A question came up on Physics Stack Exchange: how does thrown object trajectories look on a toroidal planet?

Locally we should expect them to be like on Earth: there is constant gravitational acceleration orthogonal to the ground, so they will just look like parabolas.

But if the trajectory is longer the rapid rotation ought to twist it, since there is a fair Coriolis effect. So the differential equation will be \mathbf{x}''=\mathbf{g}+2\mathbf{x}'\times\mathbf{\Omega}. If we just look at the velocity vector we get \mathbf{v}'=\mathbf{g}+2\mathbf{v}\times\mathbf{\Omega}.

That is, the forcefield will twist the velocity around if it is large and orthogonal to the angular velocity vector. If the velocity is parallel it will just be affected by gravity. For a trajectory near the pole it will become twisted and tilted:

Trajectories of a ball thrown from the surface with the angular velocity vector parallel to the gravity vector.
Trajectories of a ball thrown from the surface with the angular velocity vector parallel to the gravity vector.

For a starting point on the equator the twisting gets a bit more complex:

Trajectories of a ball thrown from the surface with the angular velocity vector orthogonal to the gravity vector.
Trajectories of a ball thrown from the surface with the angular velocity vector orthogonal to the gravity vector.

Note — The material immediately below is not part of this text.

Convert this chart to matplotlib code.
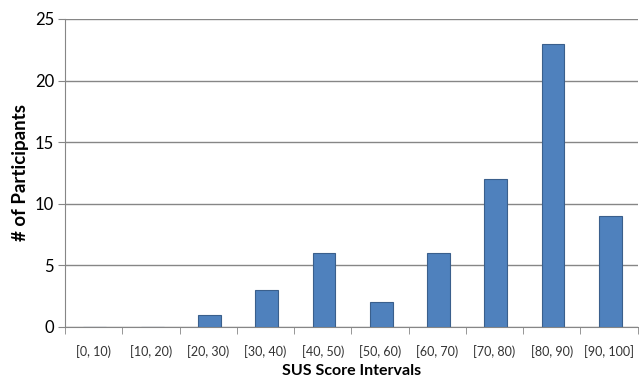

One can also recognise the analogy to an electron in an electromagnetic field: $latex \mathbf{v}’ = (q/m)(\mathbf{E}+\mathbf{v}\times \mathbf{B})$. Without gravity we should hence expect thrown balls to just follow helices around the omega-vector direction just like charged particles follow magnetic field-lines. One can eliminate the electric field from the equation by using a different velocity coordinate $latex \mathbf{v_2}=\mathbf{v}-\mathbf{E}\times\mathbf{B}/B^2$. Hence we can treat ball trajectories like helices plus a drift velocity in the \mathbf{g}\times\mathbf{\Omega} direction. The helix radius will be v/2\Omega.

How large is the Coriolis effect? On Earth \Omega=2\pi/86400\approx 0.0000727. On Donut it is 0.000614 and on Hoop 0.000494, several times higher. Still, the correction is not going to be enormous: for a ball moving 10 meters per second the helix radius will be 69 km on Earth (at the pole), 8.1 km on Donut, and 10 km on Hoop. We hence need to throw the ball a suborbital distance before the twists become really visible. At these distances the curvature of the planet and the non-linearity of the gravitational field also begins to bite.

I have not simulated such trajectories since I need a proper mass distribution model of the worlds, and it is messy. However, for an infinitely thin ring one can solve orbits numerically relatively easily (you “just” have to integrate elliptic integrals):

Some orbits around a massive ring.
Some orbits around a massive ring.

Beside the “normal” equatorial orbits and torus-like orbits winding themselves around the ring, there are internal halo-orbits and chaotic tangles.